(Data block)
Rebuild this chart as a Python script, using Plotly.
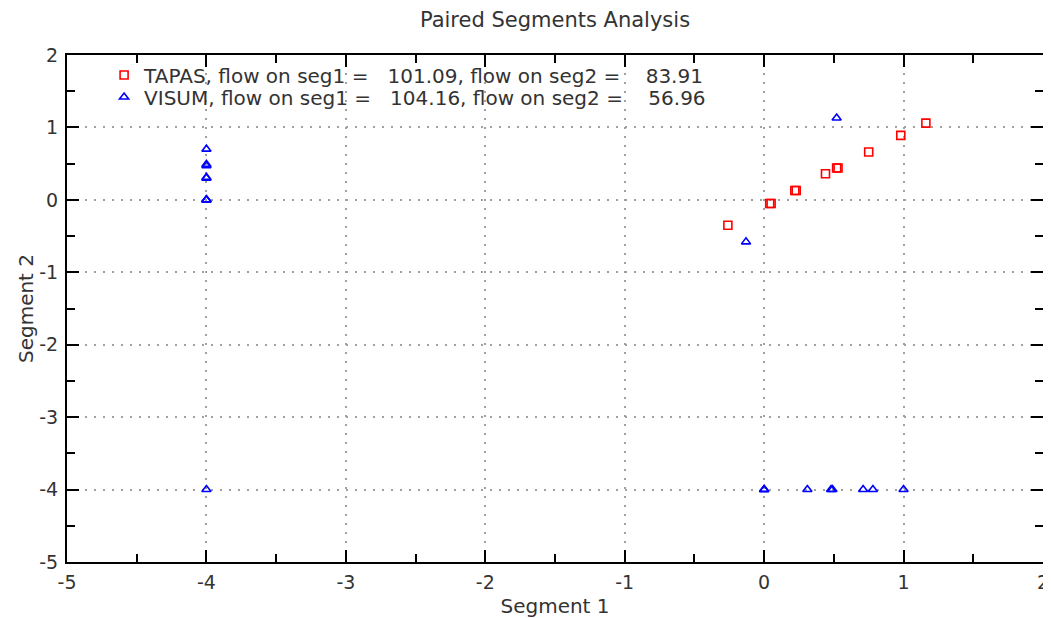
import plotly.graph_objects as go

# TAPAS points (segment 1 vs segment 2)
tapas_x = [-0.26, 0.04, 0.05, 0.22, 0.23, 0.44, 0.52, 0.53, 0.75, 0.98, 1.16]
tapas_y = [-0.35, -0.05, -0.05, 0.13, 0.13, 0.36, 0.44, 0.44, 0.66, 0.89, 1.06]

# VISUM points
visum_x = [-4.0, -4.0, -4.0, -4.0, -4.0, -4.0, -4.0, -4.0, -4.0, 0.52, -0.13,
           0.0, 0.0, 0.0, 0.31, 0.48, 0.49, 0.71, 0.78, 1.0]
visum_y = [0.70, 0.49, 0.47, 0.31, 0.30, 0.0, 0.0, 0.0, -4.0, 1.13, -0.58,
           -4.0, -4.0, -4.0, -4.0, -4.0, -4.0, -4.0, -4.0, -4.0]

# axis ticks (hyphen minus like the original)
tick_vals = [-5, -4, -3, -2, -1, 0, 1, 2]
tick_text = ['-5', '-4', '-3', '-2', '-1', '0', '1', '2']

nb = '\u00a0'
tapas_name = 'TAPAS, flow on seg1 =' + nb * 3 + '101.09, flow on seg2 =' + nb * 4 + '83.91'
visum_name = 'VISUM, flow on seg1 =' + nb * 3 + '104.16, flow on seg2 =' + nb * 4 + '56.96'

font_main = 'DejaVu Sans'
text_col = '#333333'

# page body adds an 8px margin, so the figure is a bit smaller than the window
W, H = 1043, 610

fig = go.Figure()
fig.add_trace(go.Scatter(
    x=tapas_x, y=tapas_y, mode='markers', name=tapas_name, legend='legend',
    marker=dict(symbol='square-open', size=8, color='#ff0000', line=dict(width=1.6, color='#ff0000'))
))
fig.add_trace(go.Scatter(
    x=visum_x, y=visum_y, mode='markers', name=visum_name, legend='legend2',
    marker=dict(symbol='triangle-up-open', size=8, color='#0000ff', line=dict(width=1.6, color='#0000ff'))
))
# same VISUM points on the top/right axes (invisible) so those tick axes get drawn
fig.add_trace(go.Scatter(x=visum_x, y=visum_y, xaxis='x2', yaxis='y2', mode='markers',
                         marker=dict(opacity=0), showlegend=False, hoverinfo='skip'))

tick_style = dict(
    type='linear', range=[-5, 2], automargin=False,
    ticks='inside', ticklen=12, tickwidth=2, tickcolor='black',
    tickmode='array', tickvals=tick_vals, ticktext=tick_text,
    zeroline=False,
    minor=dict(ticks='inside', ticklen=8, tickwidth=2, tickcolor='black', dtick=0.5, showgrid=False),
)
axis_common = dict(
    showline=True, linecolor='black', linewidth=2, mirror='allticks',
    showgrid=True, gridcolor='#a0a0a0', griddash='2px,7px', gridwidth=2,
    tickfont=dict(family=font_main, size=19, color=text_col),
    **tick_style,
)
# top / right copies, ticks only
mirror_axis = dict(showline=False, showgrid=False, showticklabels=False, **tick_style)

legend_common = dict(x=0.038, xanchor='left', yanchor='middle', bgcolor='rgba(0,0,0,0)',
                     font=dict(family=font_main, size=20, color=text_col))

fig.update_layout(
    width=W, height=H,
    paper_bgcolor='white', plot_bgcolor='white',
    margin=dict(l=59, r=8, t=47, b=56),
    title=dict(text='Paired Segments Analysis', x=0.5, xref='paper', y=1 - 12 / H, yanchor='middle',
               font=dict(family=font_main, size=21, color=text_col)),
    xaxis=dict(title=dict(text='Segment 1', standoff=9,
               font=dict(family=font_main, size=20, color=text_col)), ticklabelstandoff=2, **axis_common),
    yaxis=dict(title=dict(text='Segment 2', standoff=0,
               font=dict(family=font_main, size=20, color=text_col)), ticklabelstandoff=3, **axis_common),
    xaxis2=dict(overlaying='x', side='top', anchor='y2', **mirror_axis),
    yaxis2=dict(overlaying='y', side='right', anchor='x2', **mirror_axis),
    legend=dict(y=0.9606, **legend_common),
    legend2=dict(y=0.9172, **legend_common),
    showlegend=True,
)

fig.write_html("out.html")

(Written request) Output exactly the span of lines from the top of the listing through the line holding "0.66, 0.89, 1.06]", and leave every picture out.

(Solution to the problem)
Rebuild this chart as a Python script, using Plotly.
import plotly.graph_objects as go

# TAPAS points (segment 1 vs segment 2)
tapas_x = [-0.26, 0.04, 0.05, 0.22, 0.23, 0.44, 0.52, 0.53, 0.75, 0.98, 1.16]
tapas_y = [-0.35, -0.05, -0.05, 0.13, 0.13, 0.36, 0.44, 0.44, 0.66, 0.89, 1.06]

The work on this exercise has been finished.